Search the material and gather each line with "matplotlib" in it.

╭─ RECORDED DATA

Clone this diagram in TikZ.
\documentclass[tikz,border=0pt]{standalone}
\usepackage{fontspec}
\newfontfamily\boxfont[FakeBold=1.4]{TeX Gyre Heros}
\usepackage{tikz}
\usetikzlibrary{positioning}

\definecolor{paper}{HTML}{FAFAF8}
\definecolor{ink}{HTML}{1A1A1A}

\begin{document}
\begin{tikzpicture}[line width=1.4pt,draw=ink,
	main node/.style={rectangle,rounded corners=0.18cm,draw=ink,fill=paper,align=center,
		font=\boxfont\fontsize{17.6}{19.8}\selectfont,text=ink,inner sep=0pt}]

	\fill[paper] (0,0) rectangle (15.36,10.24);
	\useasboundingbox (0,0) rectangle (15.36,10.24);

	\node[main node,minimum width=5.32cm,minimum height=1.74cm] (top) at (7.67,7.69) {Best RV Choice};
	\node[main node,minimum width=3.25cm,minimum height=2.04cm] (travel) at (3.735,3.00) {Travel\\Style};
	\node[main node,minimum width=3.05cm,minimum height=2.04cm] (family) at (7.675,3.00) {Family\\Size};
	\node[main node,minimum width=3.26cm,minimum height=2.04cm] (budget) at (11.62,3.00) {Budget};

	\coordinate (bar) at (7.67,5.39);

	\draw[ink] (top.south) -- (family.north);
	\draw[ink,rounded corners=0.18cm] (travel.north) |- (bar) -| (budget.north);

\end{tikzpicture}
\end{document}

╰─
╭─ RECORDED DATA

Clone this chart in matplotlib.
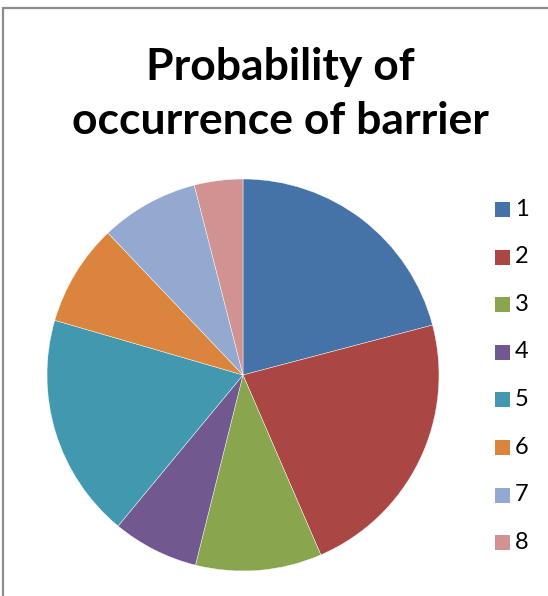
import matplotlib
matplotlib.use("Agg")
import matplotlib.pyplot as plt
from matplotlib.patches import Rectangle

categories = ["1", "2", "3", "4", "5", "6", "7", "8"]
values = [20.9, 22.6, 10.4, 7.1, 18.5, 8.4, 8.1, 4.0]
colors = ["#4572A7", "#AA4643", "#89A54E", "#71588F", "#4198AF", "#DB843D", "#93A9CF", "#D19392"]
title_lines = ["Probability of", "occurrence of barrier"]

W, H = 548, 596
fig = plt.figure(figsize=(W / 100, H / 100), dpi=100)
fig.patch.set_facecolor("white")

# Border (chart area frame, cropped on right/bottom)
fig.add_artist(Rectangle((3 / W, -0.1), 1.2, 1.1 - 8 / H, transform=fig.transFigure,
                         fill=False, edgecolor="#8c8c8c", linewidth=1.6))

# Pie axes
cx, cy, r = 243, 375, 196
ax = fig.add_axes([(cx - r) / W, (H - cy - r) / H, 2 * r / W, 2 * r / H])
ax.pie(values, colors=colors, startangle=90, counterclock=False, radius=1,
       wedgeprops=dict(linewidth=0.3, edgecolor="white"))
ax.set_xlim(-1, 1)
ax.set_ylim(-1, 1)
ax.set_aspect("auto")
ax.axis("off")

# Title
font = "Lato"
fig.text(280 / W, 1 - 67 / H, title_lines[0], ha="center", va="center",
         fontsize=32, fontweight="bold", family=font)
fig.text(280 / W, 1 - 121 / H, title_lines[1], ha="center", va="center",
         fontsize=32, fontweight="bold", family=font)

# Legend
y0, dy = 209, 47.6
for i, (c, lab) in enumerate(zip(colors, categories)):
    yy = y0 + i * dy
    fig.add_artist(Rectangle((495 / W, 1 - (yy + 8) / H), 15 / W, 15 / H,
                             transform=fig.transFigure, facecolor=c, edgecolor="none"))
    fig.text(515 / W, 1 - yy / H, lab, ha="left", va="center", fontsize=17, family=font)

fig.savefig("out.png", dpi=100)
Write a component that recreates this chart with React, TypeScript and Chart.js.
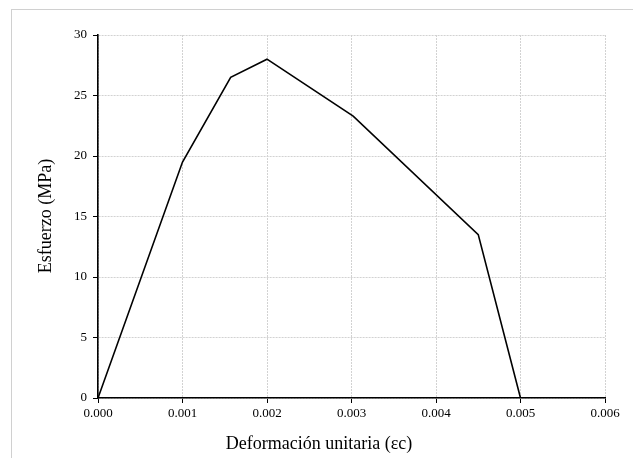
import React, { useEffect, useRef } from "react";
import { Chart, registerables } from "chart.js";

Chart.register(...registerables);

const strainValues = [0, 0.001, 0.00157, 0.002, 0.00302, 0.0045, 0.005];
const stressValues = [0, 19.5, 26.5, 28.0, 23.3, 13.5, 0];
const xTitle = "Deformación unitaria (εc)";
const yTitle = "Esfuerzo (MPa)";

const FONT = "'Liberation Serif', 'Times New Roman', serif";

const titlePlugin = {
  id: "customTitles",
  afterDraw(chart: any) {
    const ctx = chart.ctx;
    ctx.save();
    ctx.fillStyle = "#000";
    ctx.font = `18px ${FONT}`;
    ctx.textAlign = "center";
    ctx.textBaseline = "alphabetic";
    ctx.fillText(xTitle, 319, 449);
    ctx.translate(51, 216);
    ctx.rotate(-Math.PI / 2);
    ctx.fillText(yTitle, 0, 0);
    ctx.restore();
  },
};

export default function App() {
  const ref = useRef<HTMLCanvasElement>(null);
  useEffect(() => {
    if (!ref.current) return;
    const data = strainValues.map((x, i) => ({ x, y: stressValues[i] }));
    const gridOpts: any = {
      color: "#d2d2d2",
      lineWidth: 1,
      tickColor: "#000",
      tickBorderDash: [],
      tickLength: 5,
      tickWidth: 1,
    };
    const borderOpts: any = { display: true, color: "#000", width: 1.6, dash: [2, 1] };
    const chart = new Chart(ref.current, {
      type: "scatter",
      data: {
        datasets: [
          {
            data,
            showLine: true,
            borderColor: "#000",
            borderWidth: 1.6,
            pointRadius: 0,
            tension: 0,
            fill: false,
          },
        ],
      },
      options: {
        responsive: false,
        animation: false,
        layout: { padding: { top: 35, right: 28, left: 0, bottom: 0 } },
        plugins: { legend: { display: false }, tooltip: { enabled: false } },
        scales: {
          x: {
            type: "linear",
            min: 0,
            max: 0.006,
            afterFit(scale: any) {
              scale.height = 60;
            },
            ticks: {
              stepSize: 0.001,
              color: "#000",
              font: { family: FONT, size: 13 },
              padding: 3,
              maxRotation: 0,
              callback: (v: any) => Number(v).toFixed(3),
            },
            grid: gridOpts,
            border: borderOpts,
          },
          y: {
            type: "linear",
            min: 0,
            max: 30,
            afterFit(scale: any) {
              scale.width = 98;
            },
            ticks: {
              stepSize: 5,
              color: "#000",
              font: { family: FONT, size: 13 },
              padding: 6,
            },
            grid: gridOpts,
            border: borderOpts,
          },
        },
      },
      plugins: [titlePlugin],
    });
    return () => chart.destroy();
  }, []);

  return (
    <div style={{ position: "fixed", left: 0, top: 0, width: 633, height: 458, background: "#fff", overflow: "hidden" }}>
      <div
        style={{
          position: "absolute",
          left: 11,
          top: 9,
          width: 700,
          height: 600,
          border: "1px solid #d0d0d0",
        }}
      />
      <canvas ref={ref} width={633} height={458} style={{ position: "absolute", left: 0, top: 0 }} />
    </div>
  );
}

╰─

FINAL RESULT:
Clone this chart in matplotlib.
import matplotlib
matplotlib.use("Agg")
import matplotlib.pyplot as plt
from matplotlib.patches import Rectangle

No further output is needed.